Single by Thirsty Merc

from the album Thirsty Merc
- B-side: "Magic Kinetic"; "My Completeness" (live); "Someday, Someday" (live);
- Released: 11 April 2005
- Length: 3:40
- Label: Warner Music Australia
- Songwriter: Rai Thistlethwayte
- Producer: Lindsay Gravina

Thirsty Merc singles chronology
| "Someday, Someday" (2004) | "In the Summertime" (2005) | "When the Weather Is Fine" (2005) |

= In the Summertime (Thirsty Merc song) =

2005 single by Thirsty Merc

"In the Summertime" is a song by Australian rock group Thirsty Merc, released on 11 April 2005 as the third single from the band's self-titled debut album (2004). The track is a tribute to the Australian summer and is a reflection of the laidback Aussie lifestyle. The song reached number 43 on the Australian ARIA Singles Chart and is used as the theme song for the Australian television program Bondi Rescue.
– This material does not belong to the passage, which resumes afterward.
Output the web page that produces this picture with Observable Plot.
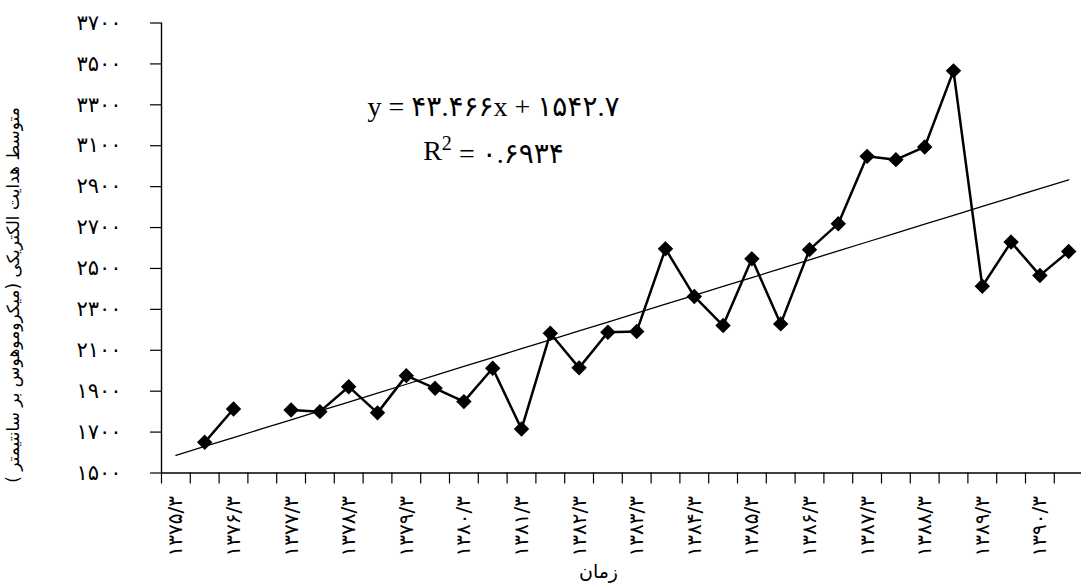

It was the band's first song to chart in New Zealand, where it peaked at number 12. The Adrian Van De Velde–directed music video was nominated for Best Video at the ARIA Music Awards of 2005.

==Track listing==
Australian CD single
1. "In the Summertime"
2. "Magic Kinetic"
3. "My Completeness" (live)
4. "Someday, Someday" (live)

==Charts==

| Chart (2005) | Peak position |
|---|---|
| Australia (ARIA) | 43 |
| New Zealand (Recorded Music NZ) | 12 |

==Certifications==

| Region | Certification | Certified units/sales |
| New Zealand (RMNZ) | Platinum | 30,000^{‡} |
^{‡} Sales+streaming figures based on certification alone.